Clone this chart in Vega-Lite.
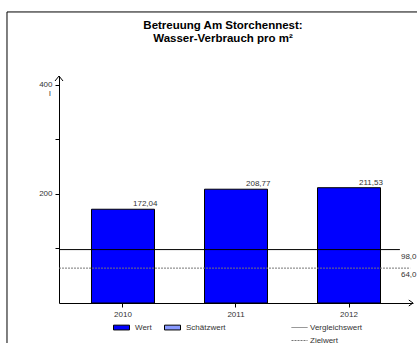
{
  "$schema": "https://vega.github.io/schema/vega-lite/v6.json",
  "autosize": "none",
  "width": 354,
  "height": 227,
  "padding": {"left": 59, "top": 76, "right": 4, "bottom": 40},
  "config": {
    "font": "Liberation Sans",
    "locale": {"number": {"decimal": ",", "thousands": ".", "grouping": [3], "currency": ["", " €"]}},
    "view": {"stroke": null},
    "axis": {"grid": false, "domainColor": "#000", "tickColor": "#000", "labelColor": "#333", "labelFontSize": 8, "title": null}
  },
  "title": {
    "text": ["Betreuung Am Storchennest:", "Wasser-Verbrauch pro m²"],
    "fontSize": 11.5,
    "fontWeight": "bold",
    "color": "#000",
    "anchor": "middle",
    "frame": "group",
    "dx": -13,
    "offset": -33,
    "lineHeight": 12.5
  },
  "datasets": {
    "werte": [
      {"jahr": "2010", "wert": 172.04, "art": "Wert"},
      {"jahr": "2011", "wert": 208.77, "art": "Wert"},
      {"jahr": "2012", "wert": 211.53, "art": "Wert"}
    ],
    "linien": [
      {"name": "Vergleichswert", "wert": 98},
      {"name": "Zielwert", "wert": 64}
    ],
    "leer": [{}]
  },
  "resolve": {"scale": {"x": "independent"}},
  "layer": [
    {
      "data": {"name": "werte"},
      "layer": [
        {
          "mark": {"type": "bar", "stroke": "#000", "strokeWidth": 1},
          "encoding": {
            "x": {
              "field": "jahr", "type": "ordinal",
              "scale": {"paddingInner": 0.4425, "paddingOuter": 0.2876},
              "axis": {"labelAngle": 0, "tickSize": 4, "labelPadding": 3, "domainWidth": 1}
            },
            "y": {
              "field": "wert", "type": "quantitative",
              "scale": {"domain": [0, 416.5], "nice": false, "zero": true},
              "axis": {"values": [100, 200, 300, 400], "tickSize": 4, "labelPadding": 3,
                       "labelExpr": "datum.value % 200 == 0 ? datum.label : ''"}
            },
            "color": {
              "field": "art", "type": "nominal",
              "scale": {"domain": ["Wert", "Schätzwert"], "range": ["#0000ff", "#8899ff"]},
              "legend": {
                "title": null, "orient": "none", "legendX": 54, "legendY": 243,
                "direction": "horizontal", "padding": 0,
                "symbolType": "M-1,-0.3H1V0.3H-1Z", "symbolSize": 256,
                "symbolStrokeColor": "#000", "symbolStrokeWidth": 1,
                "labelFontSize": 8, "labelColor": "#333", "labelOffset": 5, "columnPadding": 10
              }
            }
          }
        },
        {
          "mark": {"type": "text", "align": "left", "baseline": "alphabetic", "dx": 10, "dy": -3, "fontSize": 8, "color": "#333"},
          "encoding": {
            "x": {"field": "jahr", "type": "ordinal"},
            "y": {"field": "wert", "type": "quantitative"},
            "text": {"field": "wert", "type": "quantitative", "format": ".2f"}
          }
        }
      ]
    },
    {
      "layer": [
        {
          "data": {"name": "leer"},
          "mark": {"type": "rect", "fill": null, "stroke": "#000", "strokeWidth": 1},
          "encoding": {
            "x": {"datum": -0.1469, "type": "quantitative", "scale": {"domain": [0, 1], "nice": false, "zero": false}, "axis": null},
            "x2": {"datum": 1.2},
            "y": {"datum": 534, "type": "quantitative"},
            "y2": {"datum": -200}
          }
        },
        {
          "data": {"name": "leer"},
          "mark": {"type": "point", "shape": "M-1,1.25L0,0L1,1.25", "filled": false, "stroke": "#000", "strokeWidth": 1, "size": 64, "opacity": 1},
          "encoding": {
            "x": {"datum": 0, "type": "quantitative"},
            "y": {"datum": 416.5, "type": "quantitative"}
          }
        },
        {
          "data": {"name": "leer"},
          "mark": {"type": "point", "shape": "M-1.4,-1L0,0L-1.4,1", "filled": false, "stroke": "#000", "strokeWidth": 1, "size": 36, "opacity": 1},
          "encoding": {
            "x": {"datum": 1, "type": "quantitative"},
            "y": {"datum": 0, "type": "quantitative"}
          }
        },
        {
          "data": {"name": "leer"},
          "mark": {"type": "text", "text": "l", "align": "center", "baseline": "middle", "dx": -9, "dy": 9, "fontSize": 8, "color": "#333"},
          "encoding": {
            "x": {"datum": 0, "type": "quantitative"},
            "y": {"datum": 400, "type": "quantitative"}
          }
        },
        {
          "data": {"name": "linien"},
          "transform": [{"filter": "datum.name == 'Vergleichswert'"}],
          "mark": {"type": "rule", "stroke": "#000", "strokeWidth": 1},
          "encoding": {
            "x": {"datum": 0, "type": "quantitative"},
            "x2": {"datum": 0.963},
            "y": {"field": "wert", "type": "quantitative"},
            "strokeDash": {
              "field": "name", "type": "nominal",
              "scale": {"domain": ["Vergleichswert", "Zielwert"], "range": [[1, 0], [2, 1]]},
              "legend": {
                "title": null, "orient": "none", "legendX": 232, "legendY": 243,
                "direction": "vertical", "padding": 0, "symbolType": "stroke", "symbolSize": 256,
                "symbolStrokeColor": "#000", "symbolStrokeWidth": 1,
                "labelFontSize": 8, "labelColor": "#333", "labelOffset": 2, "rowPadding": 0
              }
            }
          }
        },
        {
          "data": {"name": "linien"},
          "transform": [{"filter": "datum.name == 'Zielwert'"}],
          "mark": {"type": "rule", "stroke": "#777", "strokeWidth": 1},
          "encoding": {
            "x": {"datum": 0, "type": "quantitative"},
            "x2": {"datum": 0.992},
            "y": {"field": "wert", "type": "quantitative"},
            "strokeDash": {"field": "name", "type": "nominal"}
          }
        },
        {
          "data": {"name": "linien"},
          "mark": {"type": "text", "align": "left", "baseline": "top", "dy": 3, "fontSize": 8, "color": "#333"},
          "encoding": {
            "x": {"datum": 0.966, "type": "quantitative"},
            "y": {"field": "wert", "type": "quantitative"},
            "text": {"field": "wert", "type": "quantitative", "format": ".1f"}
          }
        }
      ]
    }
  ]
}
----
Quote everything in the listing above exactly; pictures are the only thing to omit.

FINAL RESULT:
Clone this chart in Vega-Lite.
{
  "$schema": "https://vega.github.io/schema/vega-lite/v6.json",
  "autosize": "none",
  "width": 354,
  "height": 227,
  "padding": {"left": 59, "top": 76, "right": 4, "bottom": 40},
  "config": {
    "font": "Liberation Sans",
    "locale": {"number": {"decimal": ",", "thousands": ".", "grouping": [3], "currency": ["", " €"]}},
    "view": {"stroke": null},
    "axis": {"grid": false, "domainColor": "#000", "tickColor": "#000", "labelColor": "#333", "labelFontSize": 8, "title": null}
  },
  "title": {
    "text": ["Betreuung Am Storchennest:", "Wasser-Verbrauch pro m²"],
    "fontSize": 11.5,
    "fontWeight": "bold",
    "color": "#000",
    "anchor": "middle",
    "frame": "group",
    "dx": -13,
    "offset": -33,
    "lineHeight": 12.5
  },
  "datasets": {
    "werte": [
      {"jahr": "2010", "wert": 172.04, "art": "Wert"},
      {"jahr": "2011", "wert": 208.77, "art": "Wert"},
      {"jahr": "2012", "wert": 211.53, "art": "Wert"}
    ],
    "linien": [
      {"name": "Vergleichswert", "wert": 98},
      {"name": "Zielwert", "wert": 64}
    ],
    "leer": [{}]
  },
  "resolve": {"scale": {"x": "independent"}},
  "layer": [
    {
      "data": {"name": "werte"},
      "layer": [
        {
          "mark": {"type": "bar", "stroke": "#000", "strokeWidth": 1},
          "encoding": {
            "x": {
              "field": "jahr", "type": "ordinal",
              "scale": {"paddingInner": 0.4425, "paddingOuter": 0.2876},
              "axis": {"labelAngle": 0, "tickSize": 4, "labelPadding": 3, "domainWidth": 1}
            },
            "y": {
              "field": "wert", "type": "quantitative",
              "scale": {"domain": [0, 416.5], "nice": false, "zero": true},
              "axis": {"values": [100, 200, 300, 400], "tickSize": 4, "labelPadding": 3,
                       "labelExpr": "datum.value % 200 == 0 ? datum.label : ''"}
            },
            "color": {
              "field": "art", "type": "nominal",
              "scale": {"domain": ["Wert", "Schätzwert"], "range": ["#0000ff", "#8899ff"]},
              "legend": {
                "title": null, "orient": "none", "legendX": 54, "legendY": 243,
                "direction": "horizontal", "padding": 0,
                "symbolType": "M-1,-0.3H1V0.3H-1Z", "symbolSize": 256,
                "symbolStrokeColor": "#000", "symbolStrokeWidth": 1,
                "labelFontSize": 8, "labelColor": "#333", "labelOffset": 5, "columnPadding": 10
              }
            }
          }
        },
        {
          "mark": {"type": "text", "align": "left", "baseline": "alphabetic", "dx": 10, "dy": -3, "fontSize": 8, "color": "#333"},
          "encoding": {
            "x": {"field": "jahr", "type": "ordinal"},
            "y": {"field": "wert", "type": "quantitative"},
            "text": {"field": "wert", "type": "quantitative", "format": ".2f"}
          }
        }
      ]
    },
    {
      "layer": [
        {
          "data": {"name": "leer"},
          "mark": {"type": "rect", "fill": null, "stroke": "#000", "strokeWidth": 1},
          "encoding": {
            "x": {"datum": -0.1469, "type": "quantitative", "scale": {"domain": [0, 1], "nice": false, "zero": false}, "axis": null},
            "x2": {"datum": 1.2},
            "y": {"datum": 534, "type": "quantitative"},
            "y2": {"datum": -200}
          }
        },
        {
          "data": {"name": "leer"},
          "mark": {"type": "point", "shape": "M-1,1.25L0,0L1,1.25", "filled": false, "stroke": "#000", "strokeWidth": 1, "size": 64, "opacity": 1},
          "encoding": {
            "x": {"datum": 0, "type": "quantitative"},
            "y": {"datum": 416.5, "type": "quantitative"}
          }
        },
        {
          "data": {"name": "leer"},
          "mark": {"type": "point", "shape": "M-1.4,-1L0,0L-1.4,1", "filled": false, "stroke": "#000", "strokeWidth": 1, "size": 36, "opacity": 1},
          "encoding": {
            "x": {"datum": 1, "type": "quantitative"},
            "y": {"datum": 0, "type": "quantitative"}
          }
        },
        {
          "data": {"name": "leer"},
          "mark": {"type": "text", "text": "l", "align": "center", "baseline": "middle", "dx": -9, "dy": 9, "fontSize": 8, "color": "#333"},
          "encoding": {
            "x": {"datum": 0, "type": "quantitative"},
            "y": {"datum": 400, "type": "quantitative"}
          }
        },
        {
          "data": {"name": "linien"},
          "transform": [{"filter": "datum.name == 'Vergleichswert'"}],
          "mark": {"type": "rule", "stroke": "#000", "strokeWidth": 1},
          "encoding": {
            "x": {"datum": 0, "type": "quantitative"},
            "x2": {"datum": 0.963},
            "y": {"field": "wert", "type": "quantitative"},
            "strokeDash": {
              "field": "name", "type": "nominal",
              "scale": {"domain": ["Vergleichswert", "Zielwert"], "range": [[1, 0], [2, 1]]},
              "legend": {
                "title": null, "orient": "none", "legendX": 232, "legendY": 243,
                "direction": "vertical", "padding": 0, "symbolType": "stroke", "symbolSize": 256,
                "symbolStrokeColor": "#000", "symbolStrokeWidth": 1,
                "labelFontSize": 8, "labelColor": "#333", "labelOffset": 2, "rowPadding": 0
              }
            }
          }
        },
        {
          "data": {"name": "linien"},
          "transform": [{"filter": "datum.name == 'Zielwert'"}],
          "mark": {"type": "rule", "stroke": "#777", "strokeWidth": 1},
          "encoding": {
            "x": {"datum": 0, "type": "quantitative"},
            "x2": {"datum": 0.992},
            "y": {"field": "wert", "type": "quantitative"},
            "strokeDash": {"field": "name", "type": "nominal"}
          }
        },
        {
          "data": {"name": "linien"},
          "mark": {"type": "text", "align": "left", "baseline": "top", "dy": 3, "fontSize": 8, "color": "#333"},
          "encoding": {
            "x": {"datum": 0.966, "type": "quantitative"},
            "y": {"field": "wert", "type": "quantitative"},
            "text": {"field": "wert", "type": "quantitative", "format": ".1f"}
          }
        }
      ]
    }
  ]
}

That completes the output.